Four albums and seven years later, the Canadian singer-songwriter will bring those boots to Phoenix on Sunday, April 1, in support of her fifth studio album, Liberty.

On the album, Ortega dabbles with a new style of spaghetti western and southern-soul country music that was inspired by her fans, filmmaker Quentin Tarantino, and the late singer-songwriter Leonard Cohen.

“All the songs are tailored to a theme, which is a character that traverses from the dark into the light,” she says. “… It’s basically written for people that are going through any kind of struggle.”

Liberty’s first single, “The Comeback Kid,” highlights the album’s essence and the idea of recreating yourself. “You took my life and wrecked it / But I’ve been resurrected / Oh, the comeback kid,” Ortega sings.

“People would come up to me after shows and say that some of my songs helped them get through hard times in their life,” she says. “And I figured, instead of them having just a song here and there on my record, why not make an entire record for that purpose?”

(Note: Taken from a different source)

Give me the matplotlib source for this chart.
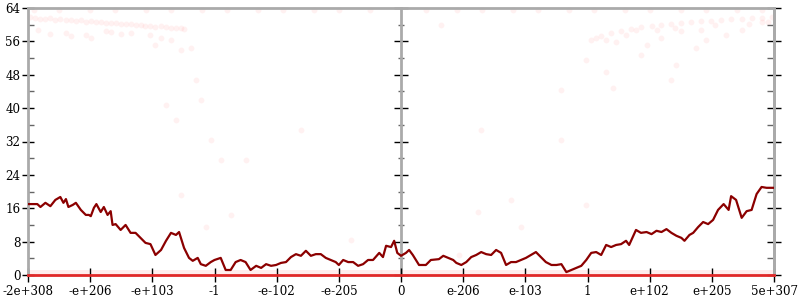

The three-concept LP chronicles a journey of exploration and struggle. The first third of the album, titled Through the Dust Part I, digs into the shadows, with songs like “Afraid of the Dark,” and “You Ain’t Foolin’ Me.” They capture a somber mood of being lost, with a gothic country feel.

Part II follows, with “The Comeback Kid” and “Darkness Be Gone.” There’s a sudden twist of rock upbeat country — and a lighter tone. The final third of the album finds that sought-after brightness.

“I wanted the record to end positively because I wanted it to be inspiring for people that are going through any sort of struggles,” Ortega says. “I want people to be able to see themselves in the songs and identify with the songs in a way.”

Ortega introduces a new concept to her music at the end of Liberty with “Gracias a la Vida,” or “thanks to life.” It’s sung completely in Spanish, and inspired by Ortega’s own Mexican roots and Arizona singer Linda Ronstadt.

Staying true to her country roots while still exploring southern soul, rockabilly, and blue genres, Ortega says half the fun of creating the album was being able to dress her songs up with different instrumentation and musical styles. And then, of course, watching it all come to fruition.

“In this record, I challenged myself and thought, ‘Why not?’” Ortega says. “I’m making this record, [which is] meant to be inspiring for people, and I wanted to inspire and challenge myself to do things that I’ve never done before.”

One thing she’s not changing up? Those red boots.